Find the line with "Clone this chart in Apache ECharts." and the line with "const rt3NonSocialErr = [0.108, 0.075, 0.058, 0.042];", then repeat both of them and every line in between exactly. Omit the pictures.

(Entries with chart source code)

=-=-=-=-=

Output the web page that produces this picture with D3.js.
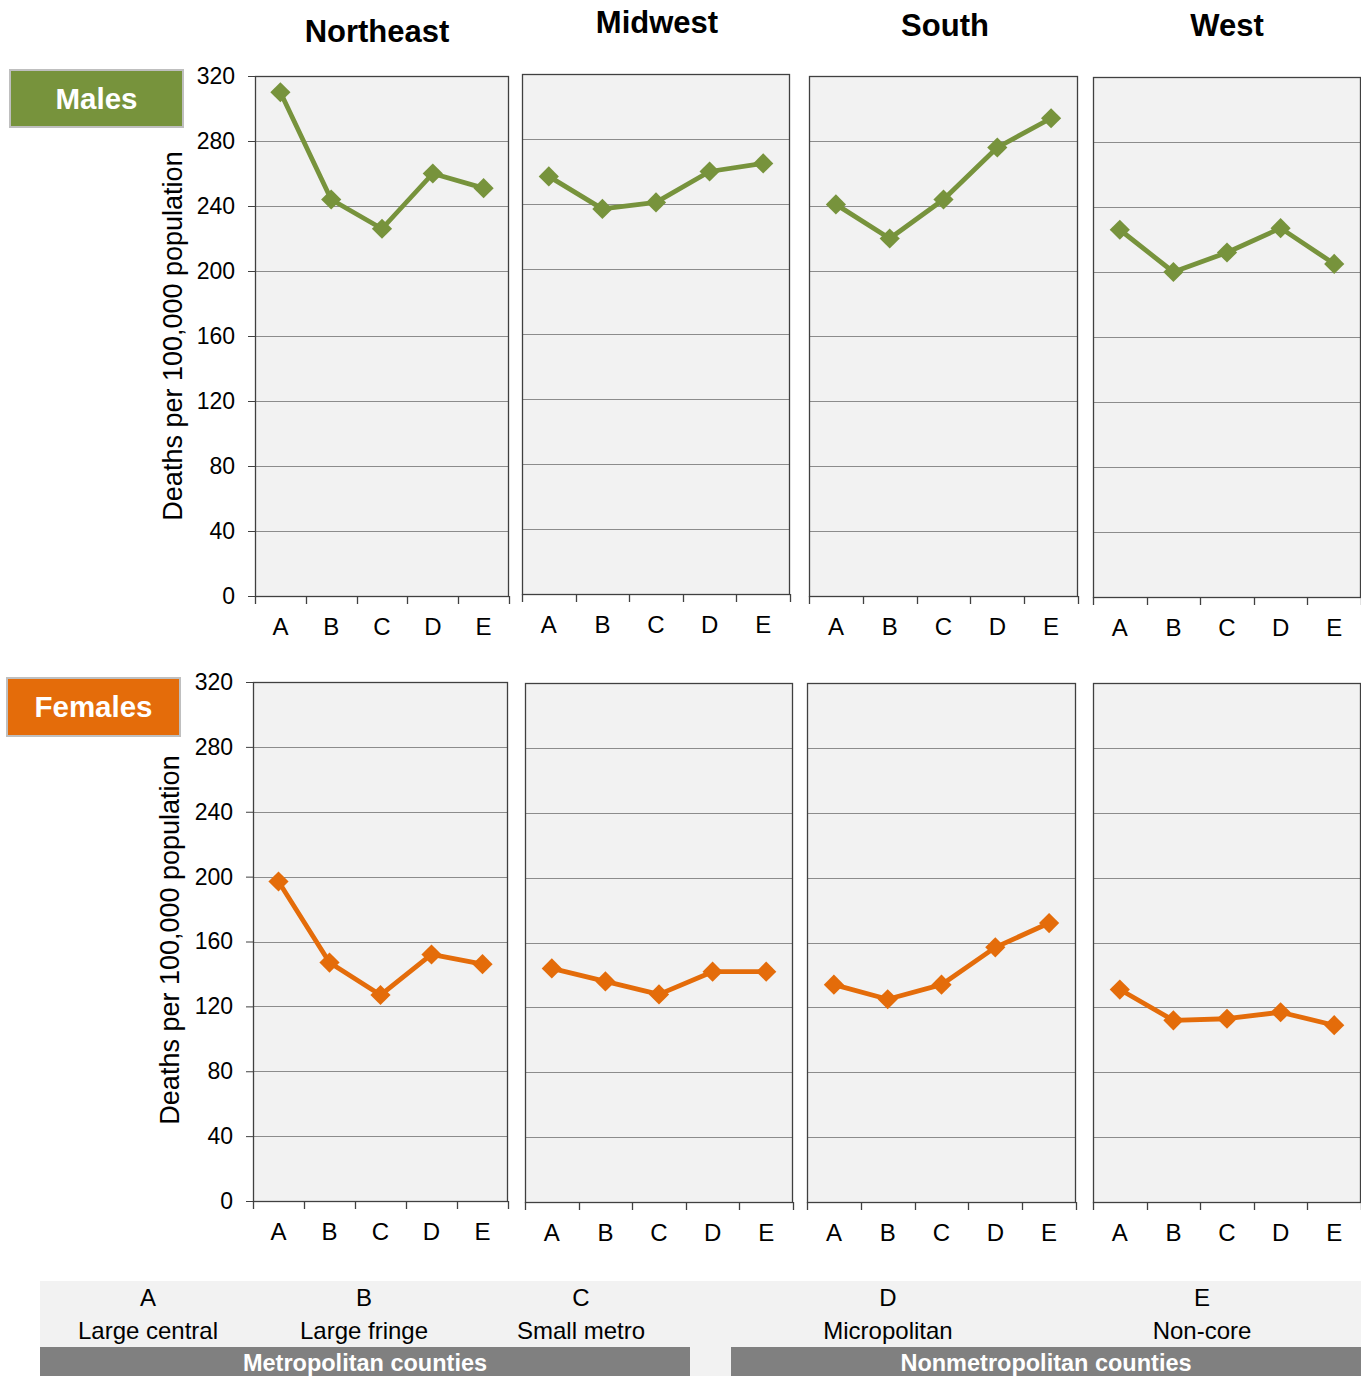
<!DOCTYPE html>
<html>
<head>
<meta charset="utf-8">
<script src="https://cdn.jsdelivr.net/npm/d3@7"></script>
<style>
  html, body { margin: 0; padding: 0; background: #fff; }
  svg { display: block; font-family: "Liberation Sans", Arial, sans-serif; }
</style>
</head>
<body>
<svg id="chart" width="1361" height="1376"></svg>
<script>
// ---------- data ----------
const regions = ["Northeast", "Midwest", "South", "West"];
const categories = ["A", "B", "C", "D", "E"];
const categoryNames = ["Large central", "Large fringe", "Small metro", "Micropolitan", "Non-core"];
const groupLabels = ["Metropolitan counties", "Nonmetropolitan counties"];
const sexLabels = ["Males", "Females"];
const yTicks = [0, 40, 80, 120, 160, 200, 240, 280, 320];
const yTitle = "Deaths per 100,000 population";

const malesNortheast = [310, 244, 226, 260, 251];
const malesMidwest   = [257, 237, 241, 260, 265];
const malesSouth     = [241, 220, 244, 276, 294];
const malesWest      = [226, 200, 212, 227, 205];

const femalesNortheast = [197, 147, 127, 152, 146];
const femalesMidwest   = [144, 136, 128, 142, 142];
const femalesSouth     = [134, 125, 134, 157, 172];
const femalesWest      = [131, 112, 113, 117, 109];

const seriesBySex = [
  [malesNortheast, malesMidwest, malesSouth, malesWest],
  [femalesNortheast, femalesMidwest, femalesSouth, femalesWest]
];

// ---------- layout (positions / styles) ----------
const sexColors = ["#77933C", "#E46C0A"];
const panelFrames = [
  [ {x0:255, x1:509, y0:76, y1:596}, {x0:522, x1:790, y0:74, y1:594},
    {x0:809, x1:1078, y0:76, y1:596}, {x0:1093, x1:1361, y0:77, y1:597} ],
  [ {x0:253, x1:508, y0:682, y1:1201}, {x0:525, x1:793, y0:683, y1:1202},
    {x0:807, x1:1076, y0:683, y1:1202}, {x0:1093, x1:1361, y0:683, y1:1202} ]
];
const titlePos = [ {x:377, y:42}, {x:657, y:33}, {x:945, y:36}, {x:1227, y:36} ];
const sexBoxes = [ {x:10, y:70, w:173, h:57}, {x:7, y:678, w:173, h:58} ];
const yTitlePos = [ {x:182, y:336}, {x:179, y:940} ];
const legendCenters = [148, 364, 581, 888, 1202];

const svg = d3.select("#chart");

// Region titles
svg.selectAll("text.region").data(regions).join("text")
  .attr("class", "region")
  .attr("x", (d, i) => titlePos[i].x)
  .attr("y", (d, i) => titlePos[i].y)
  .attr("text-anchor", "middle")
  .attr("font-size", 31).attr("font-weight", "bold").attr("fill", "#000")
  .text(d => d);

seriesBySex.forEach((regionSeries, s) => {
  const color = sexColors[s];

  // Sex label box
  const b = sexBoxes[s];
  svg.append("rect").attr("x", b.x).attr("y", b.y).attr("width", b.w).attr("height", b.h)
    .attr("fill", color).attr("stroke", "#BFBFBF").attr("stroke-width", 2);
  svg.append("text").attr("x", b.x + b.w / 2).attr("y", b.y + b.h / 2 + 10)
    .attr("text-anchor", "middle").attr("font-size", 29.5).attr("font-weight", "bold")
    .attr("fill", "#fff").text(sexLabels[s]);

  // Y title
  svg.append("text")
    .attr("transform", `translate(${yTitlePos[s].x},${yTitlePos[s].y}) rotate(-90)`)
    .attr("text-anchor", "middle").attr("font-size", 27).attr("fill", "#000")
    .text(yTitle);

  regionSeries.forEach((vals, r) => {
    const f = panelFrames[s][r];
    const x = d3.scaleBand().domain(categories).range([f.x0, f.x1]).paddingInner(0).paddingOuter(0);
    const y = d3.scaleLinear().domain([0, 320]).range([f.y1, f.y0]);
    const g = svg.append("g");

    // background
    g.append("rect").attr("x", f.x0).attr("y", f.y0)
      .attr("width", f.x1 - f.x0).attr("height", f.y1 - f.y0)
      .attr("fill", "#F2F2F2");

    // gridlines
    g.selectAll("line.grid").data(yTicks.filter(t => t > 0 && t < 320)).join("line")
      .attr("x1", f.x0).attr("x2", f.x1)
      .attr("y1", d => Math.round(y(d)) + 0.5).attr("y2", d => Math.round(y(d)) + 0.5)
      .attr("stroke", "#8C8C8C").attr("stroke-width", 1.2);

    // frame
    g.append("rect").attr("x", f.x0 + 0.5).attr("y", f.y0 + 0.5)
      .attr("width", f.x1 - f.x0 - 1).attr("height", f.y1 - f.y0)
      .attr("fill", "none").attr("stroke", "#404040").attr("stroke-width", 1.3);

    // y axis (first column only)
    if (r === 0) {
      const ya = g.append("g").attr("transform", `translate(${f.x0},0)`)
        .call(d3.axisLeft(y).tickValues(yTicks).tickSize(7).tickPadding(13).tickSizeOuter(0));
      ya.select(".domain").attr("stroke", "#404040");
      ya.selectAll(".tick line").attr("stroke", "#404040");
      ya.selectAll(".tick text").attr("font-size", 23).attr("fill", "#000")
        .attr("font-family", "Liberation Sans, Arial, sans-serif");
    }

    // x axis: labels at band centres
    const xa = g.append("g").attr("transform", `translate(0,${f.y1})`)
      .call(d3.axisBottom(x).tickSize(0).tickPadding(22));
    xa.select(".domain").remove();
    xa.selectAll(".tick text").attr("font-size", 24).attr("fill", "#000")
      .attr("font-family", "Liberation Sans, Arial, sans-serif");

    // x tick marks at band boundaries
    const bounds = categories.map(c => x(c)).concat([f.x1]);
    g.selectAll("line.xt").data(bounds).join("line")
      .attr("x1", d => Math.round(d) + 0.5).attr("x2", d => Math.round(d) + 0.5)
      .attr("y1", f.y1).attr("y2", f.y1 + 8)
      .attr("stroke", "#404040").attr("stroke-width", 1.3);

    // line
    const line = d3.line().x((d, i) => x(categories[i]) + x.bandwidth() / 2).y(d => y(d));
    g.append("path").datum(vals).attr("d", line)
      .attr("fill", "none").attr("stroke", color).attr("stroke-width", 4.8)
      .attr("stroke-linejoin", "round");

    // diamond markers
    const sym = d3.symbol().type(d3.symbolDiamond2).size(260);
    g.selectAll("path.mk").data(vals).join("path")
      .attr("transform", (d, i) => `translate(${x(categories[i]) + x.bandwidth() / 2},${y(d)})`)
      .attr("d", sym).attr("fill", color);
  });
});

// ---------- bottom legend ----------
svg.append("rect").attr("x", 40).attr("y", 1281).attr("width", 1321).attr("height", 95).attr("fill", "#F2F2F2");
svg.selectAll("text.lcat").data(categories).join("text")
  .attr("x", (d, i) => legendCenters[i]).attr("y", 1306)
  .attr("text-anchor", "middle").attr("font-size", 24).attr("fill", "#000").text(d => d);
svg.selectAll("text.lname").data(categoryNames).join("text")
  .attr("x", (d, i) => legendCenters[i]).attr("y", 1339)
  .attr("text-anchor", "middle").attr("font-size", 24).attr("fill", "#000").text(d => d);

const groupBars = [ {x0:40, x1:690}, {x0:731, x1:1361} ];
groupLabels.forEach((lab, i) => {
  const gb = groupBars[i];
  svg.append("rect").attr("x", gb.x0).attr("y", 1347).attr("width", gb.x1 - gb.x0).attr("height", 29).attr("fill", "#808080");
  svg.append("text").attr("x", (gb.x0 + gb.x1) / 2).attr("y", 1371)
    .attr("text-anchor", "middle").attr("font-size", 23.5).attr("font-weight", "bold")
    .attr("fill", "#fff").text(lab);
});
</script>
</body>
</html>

=-=-=-=-=

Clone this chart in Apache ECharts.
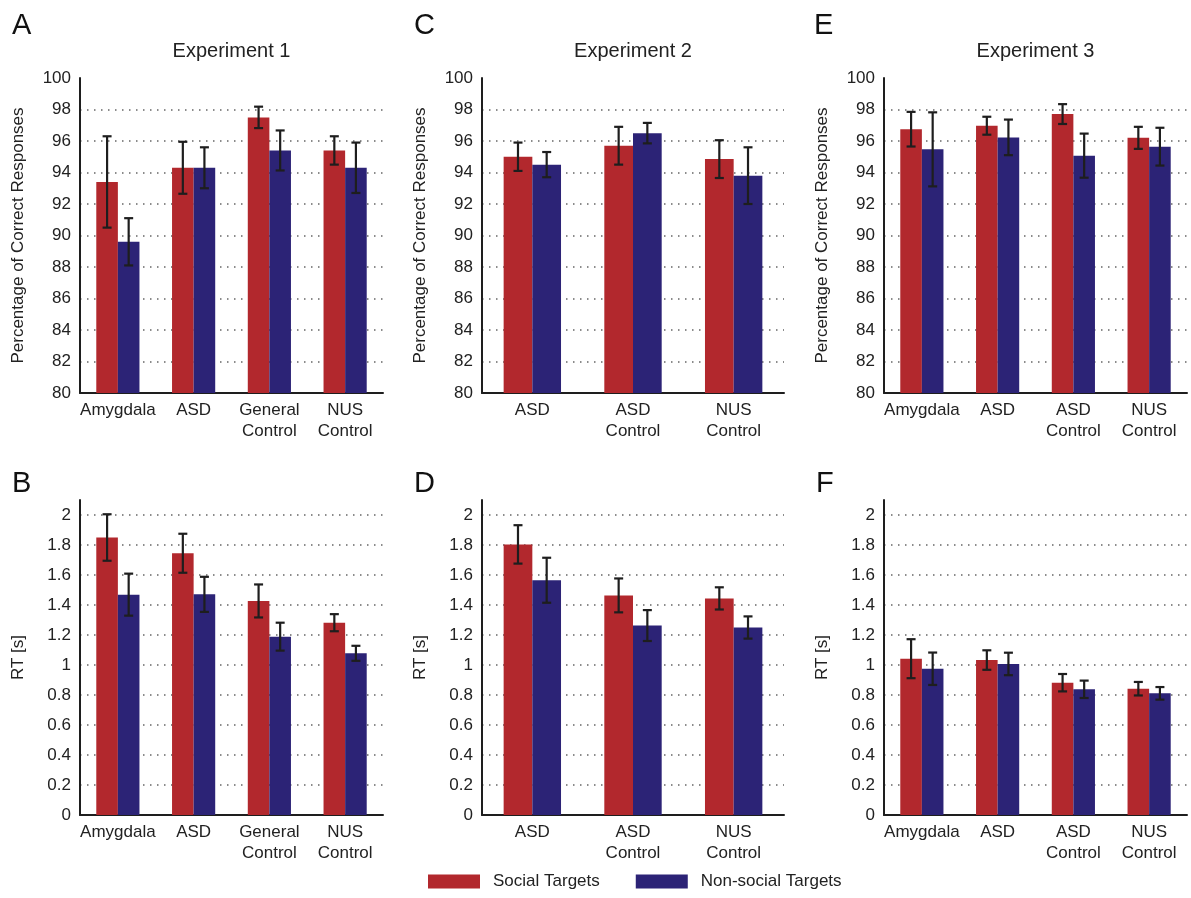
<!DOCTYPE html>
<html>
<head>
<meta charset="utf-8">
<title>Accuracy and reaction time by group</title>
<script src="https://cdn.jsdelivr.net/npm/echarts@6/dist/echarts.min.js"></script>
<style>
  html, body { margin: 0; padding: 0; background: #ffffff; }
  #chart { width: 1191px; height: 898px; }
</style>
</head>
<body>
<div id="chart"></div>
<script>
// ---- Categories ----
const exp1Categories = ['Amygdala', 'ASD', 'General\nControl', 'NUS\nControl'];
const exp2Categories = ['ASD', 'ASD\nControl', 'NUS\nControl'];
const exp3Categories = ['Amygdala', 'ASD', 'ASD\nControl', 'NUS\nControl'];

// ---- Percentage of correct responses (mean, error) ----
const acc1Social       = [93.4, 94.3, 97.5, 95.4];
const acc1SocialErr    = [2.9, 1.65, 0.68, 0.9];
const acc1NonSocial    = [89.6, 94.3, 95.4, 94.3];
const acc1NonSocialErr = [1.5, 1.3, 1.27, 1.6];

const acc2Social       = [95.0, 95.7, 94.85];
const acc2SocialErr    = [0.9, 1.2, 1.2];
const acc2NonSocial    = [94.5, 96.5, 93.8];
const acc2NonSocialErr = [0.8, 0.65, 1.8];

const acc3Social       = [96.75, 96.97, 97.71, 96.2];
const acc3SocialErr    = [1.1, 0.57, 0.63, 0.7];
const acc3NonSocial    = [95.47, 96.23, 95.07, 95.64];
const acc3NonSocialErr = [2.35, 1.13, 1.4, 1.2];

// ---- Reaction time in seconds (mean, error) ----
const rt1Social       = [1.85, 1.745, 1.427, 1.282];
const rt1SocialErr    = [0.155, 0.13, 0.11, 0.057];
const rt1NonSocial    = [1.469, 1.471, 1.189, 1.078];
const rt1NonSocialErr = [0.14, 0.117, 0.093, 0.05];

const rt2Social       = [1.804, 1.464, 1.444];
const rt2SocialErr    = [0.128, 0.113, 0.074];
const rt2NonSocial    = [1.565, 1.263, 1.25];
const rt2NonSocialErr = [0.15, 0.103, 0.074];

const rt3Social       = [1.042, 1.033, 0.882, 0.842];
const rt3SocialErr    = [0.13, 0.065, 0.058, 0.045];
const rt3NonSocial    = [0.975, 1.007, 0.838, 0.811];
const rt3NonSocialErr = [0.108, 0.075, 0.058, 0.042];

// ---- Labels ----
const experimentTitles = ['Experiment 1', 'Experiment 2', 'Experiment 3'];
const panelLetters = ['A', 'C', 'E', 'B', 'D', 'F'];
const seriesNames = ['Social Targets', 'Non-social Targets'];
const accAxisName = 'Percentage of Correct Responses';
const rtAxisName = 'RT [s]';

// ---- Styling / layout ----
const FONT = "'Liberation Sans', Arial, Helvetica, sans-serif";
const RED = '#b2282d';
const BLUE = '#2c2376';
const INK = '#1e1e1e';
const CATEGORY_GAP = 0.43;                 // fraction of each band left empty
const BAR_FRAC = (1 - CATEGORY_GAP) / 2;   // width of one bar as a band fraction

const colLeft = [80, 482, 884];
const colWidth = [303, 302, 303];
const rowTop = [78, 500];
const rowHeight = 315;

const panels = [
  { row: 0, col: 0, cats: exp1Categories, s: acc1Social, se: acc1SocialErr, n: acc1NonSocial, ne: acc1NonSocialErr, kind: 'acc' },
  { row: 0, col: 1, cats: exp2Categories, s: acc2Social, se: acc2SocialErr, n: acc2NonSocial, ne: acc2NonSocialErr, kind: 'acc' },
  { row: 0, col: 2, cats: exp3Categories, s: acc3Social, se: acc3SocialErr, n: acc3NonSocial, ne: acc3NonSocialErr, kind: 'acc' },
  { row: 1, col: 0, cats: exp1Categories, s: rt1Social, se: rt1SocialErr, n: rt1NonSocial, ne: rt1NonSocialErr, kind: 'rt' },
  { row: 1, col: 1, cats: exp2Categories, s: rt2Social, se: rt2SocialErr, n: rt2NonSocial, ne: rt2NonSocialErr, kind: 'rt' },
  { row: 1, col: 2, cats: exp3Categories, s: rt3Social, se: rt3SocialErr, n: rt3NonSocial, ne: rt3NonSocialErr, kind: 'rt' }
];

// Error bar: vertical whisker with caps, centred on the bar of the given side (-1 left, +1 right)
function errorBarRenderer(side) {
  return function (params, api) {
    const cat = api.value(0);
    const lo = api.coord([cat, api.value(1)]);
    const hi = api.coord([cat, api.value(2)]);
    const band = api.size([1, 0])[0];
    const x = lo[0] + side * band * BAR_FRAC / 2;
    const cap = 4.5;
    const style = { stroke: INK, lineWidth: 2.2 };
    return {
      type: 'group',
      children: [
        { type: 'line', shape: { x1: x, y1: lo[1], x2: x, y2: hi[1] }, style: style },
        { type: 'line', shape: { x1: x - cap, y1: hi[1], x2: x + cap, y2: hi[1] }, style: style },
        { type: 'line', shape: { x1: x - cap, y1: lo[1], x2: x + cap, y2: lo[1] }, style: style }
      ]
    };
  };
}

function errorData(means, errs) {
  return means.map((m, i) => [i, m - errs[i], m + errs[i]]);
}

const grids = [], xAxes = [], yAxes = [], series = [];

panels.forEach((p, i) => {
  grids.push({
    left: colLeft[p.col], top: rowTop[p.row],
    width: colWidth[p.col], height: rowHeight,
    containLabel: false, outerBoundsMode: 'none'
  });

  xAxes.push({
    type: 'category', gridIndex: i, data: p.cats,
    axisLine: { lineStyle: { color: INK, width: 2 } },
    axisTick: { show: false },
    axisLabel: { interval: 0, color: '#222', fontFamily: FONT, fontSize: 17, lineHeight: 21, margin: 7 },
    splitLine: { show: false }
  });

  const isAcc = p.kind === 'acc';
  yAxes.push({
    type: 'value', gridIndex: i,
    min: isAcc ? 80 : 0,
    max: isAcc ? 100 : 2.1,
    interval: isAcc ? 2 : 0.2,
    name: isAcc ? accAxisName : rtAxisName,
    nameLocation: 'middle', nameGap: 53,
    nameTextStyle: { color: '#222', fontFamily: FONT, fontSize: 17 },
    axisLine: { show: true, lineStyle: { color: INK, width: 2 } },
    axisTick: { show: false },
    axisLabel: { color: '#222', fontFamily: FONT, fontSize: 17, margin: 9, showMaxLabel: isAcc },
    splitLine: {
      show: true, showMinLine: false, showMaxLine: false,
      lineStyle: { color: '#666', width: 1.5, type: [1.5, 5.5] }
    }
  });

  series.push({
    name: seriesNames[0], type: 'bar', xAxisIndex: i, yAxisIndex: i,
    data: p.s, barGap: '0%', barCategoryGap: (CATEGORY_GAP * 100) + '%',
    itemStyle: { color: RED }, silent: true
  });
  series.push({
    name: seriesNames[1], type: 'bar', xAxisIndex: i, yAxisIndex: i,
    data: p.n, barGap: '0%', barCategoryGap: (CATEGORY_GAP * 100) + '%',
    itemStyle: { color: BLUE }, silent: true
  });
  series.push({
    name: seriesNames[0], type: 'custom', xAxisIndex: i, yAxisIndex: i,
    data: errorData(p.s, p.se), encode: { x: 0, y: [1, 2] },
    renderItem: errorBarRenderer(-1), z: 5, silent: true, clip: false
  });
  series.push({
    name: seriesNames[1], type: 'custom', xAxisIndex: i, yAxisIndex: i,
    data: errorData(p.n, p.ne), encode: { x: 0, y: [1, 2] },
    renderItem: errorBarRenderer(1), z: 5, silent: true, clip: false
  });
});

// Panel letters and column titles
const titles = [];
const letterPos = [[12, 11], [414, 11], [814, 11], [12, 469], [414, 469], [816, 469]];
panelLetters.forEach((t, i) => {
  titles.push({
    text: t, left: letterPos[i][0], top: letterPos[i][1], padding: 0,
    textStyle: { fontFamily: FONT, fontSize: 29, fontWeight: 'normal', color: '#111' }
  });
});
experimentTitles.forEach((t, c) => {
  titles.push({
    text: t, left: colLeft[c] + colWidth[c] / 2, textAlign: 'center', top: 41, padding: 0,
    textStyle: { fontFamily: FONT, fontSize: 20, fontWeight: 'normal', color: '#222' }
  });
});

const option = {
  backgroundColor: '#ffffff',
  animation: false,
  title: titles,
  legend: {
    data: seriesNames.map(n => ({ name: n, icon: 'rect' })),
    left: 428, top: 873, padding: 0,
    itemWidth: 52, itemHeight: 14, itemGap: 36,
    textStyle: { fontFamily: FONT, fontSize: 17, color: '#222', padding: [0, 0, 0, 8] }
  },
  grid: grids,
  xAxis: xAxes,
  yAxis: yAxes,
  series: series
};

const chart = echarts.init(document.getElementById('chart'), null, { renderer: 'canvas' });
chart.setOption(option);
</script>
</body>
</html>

=-=-=-=-=

**The output**:
Clone this chart in Apache ECharts.
<!DOCTYPE html>
<html>
<head>
<meta charset="utf-8">
<title>Accuracy and reaction time by group</title>
<script src="https://cdn.jsdelivr.net/npm/echarts@6/dist/echarts.min.js"></script>
<style>
  html, body { margin: 0; padding: 0; background: #ffffff; }
  #chart { width: 1191px; height: 898px; }
</style>
</head>
<body>
<div id="chart"></div>
<script>
// ---- Categories ----
const exp1Categories = ['Amygdala', 'ASD', 'General\nControl', 'NUS\nControl'];
const exp2Categories = ['ASD', 'ASD\nControl', 'NUS\nControl'];
const exp3Categories = ['Amygdala', 'ASD', 'ASD\nControl', 'NUS\nControl'];

// ---- Percentage of correct responses (mean, error) ----
const acc1Social       = [93.4, 94.3, 97.5, 95.4];
const acc1SocialErr    = [2.9, 1.65, 0.68, 0.9];
const acc1NonSocial    = [89.6, 94.3, 95.4, 94.3];
const acc1NonSocialErr = [1.5, 1.3, 1.27, 1.6];

const acc2Social       = [95.0, 95.7, 94.85];
const acc2SocialErr    = [0.9, 1.2, 1.2];
const acc2NonSocial    = [94.5, 96.5, 93.8];
const acc2NonSocialErr = [0.8, 0.65, 1.8];

const acc3Social       = [96.75, 96.97, 97.71, 96.2];
const acc3SocialErr    = [1.1, 0.57, 0.63, 0.7];
const acc3NonSocial    = [95.47, 96.23, 95.07, 95.64];
const acc3NonSocialErr = [2.35, 1.13, 1.4, 1.2];

// ---- Reaction time in seconds (mean, error) ----
const rt1Social       = [1.85, 1.745, 1.427, 1.282];
const rt1SocialErr    = [0.155, 0.13, 0.11, 0.057];
const rt1NonSocial    = [1.469, 1.471, 1.189, 1.078];
const rt1NonSocialErr = [0.14, 0.117, 0.093, 0.05];

const rt2Social       = [1.804, 1.464, 1.444];
const rt2SocialErr    = [0.128, 0.113, 0.074];
const rt2NonSocial    = [1.565, 1.263, 1.25];
const rt2NonSocialErr = [0.15, 0.103, 0.074];

const rt3Social       = [1.042, 1.033, 0.882, 0.842];
const rt3SocialErr    = [0.13, 0.065, 0.058, 0.045];
const rt3NonSocial    = [0.975, 1.007, 0.838, 0.811];
const rt3NonSocialErr = [0.108, 0.075, 0.058, 0.042];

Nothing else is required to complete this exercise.